Ivy is not having a Cath today. And today's news is not good.
Yesterday during morning rounds I expressed my concerns regarding Ivy. I felt she was the wrong color, seemed uncomfortable even though her swelling was gone, couldn't even sit up for more than 1-2 minutes and as her mom, my intuition said something was wrong. They said they would watch her closely and after I showed my nurse the a video of Ivy the day we were admitted to the hospital she asked the doctors to come talk to me. They said that my intuition had not been wrong yet and they ordered an echo. Sure enough, the leaflets inside of Ivys brand new mechanical mitral valve were not moving. She has a clot! My heart stopped, this is something that should never have happened. Ivy's blood was thin when we came in, like it should be. Her INR was high if anything. Her Coumadin was stopped and they moved her to lovenox in preparation for her Cath. The guess is that since they were giving her massive diuretics perhaps she did not absorb the injected lovenox? I don't know. I didn't want them to use lovenox because it is in the form of shots. Why not heparin? I will never understand. I'm not a doctor but I knew, I begged my husband to say no to lovenox as he was with her when the desicion was made. She didn't cry for the first shot. That's how bad the edema was. She cried terribly once the edema was gone.
I'm rambling... My poor little brain is spinning!
So we made a mad dash to the Cath lab for a fluoroscopy. They let me go with her and they took a look at the valve with mommy by her side and no sedation. She is so incredible! The fluoroscopy revealed no movement, the leaflet is stuck. So the leaflets that move her blood in the right direction through the mitral valve, is not moving. Clot! Devastation is all we can say. They immediately consulted with our Boston team and all agreed that while extremely dangerous used alone on such a tiny patient, TPA was Ivys only hope to dissolve the clot before it ends up in her brain.

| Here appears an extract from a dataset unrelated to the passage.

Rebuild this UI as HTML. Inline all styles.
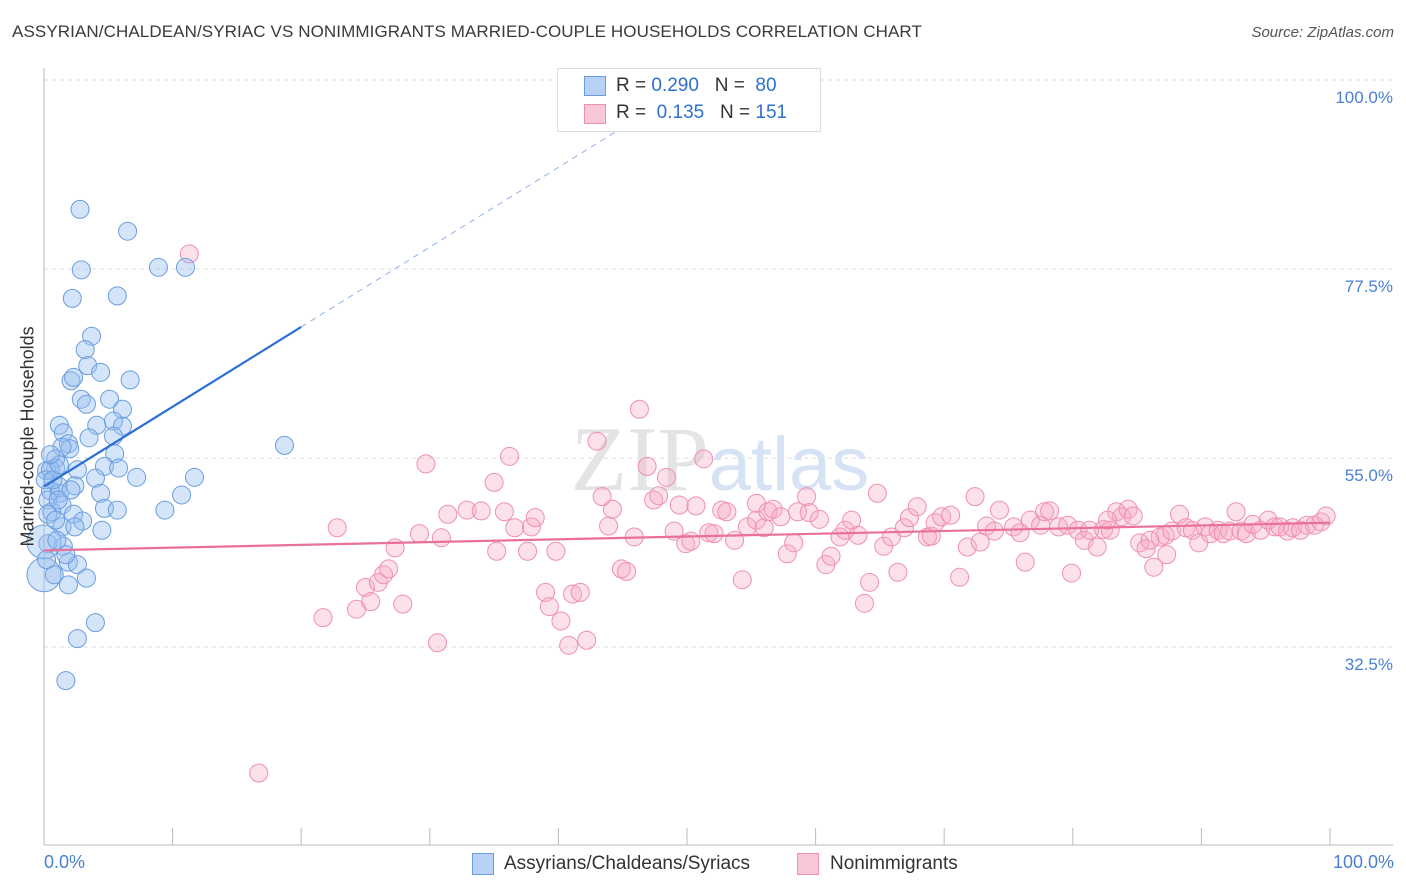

So the TPA was started yesterday and ran all night. The dose was doubled this morning. She has had several Echos and another flouroscopy, and my heart breaks at the results, no change. The leaflet still has no movement. At 6pm, her dose will be tripled and then even if they do not get the results we need, they will have to shut the TPA off in the morning. This is a critical time, the dose is so high for her tinyness. We are watching closely, terrified of a brain bleed. Terrified period. My girl is such a fighter! In all of this despair, she has perked up just a bit and is back to ordering us around. She's sick of this all though. I'm so thankful that even though she may not have the endurance to even sit up for long, She woke up this morning and shouted, Mom, where are you? (Yep, she mostly calls me mom!) I said, Right here. And she said, look, it stopped raining! I thought it was funny since its not rained in months but my friend Jaime said perhaps God reminded Ivy in her sleep that the storm she has been enduring for so long will soon be followed by a rainbow!
So now where to pray? If the valve does not change we will need to get on an air ambulance and rush back to Boston. The valve will then need to be replaced. And we all know what Ivys heart and body have already been through. The specialists here are already working with Boston in case that does ends up being tomorrows emergency. We need to pray the valve moves! And pray that if that's not Gods will then that this Precious Little Girl could please be given rest. And please pray for our family. This change of events is devastating. And we really are not prepared to seperate again if we need to head to Boston. Most of all, pray that Ivy's life would glorify the one who made her!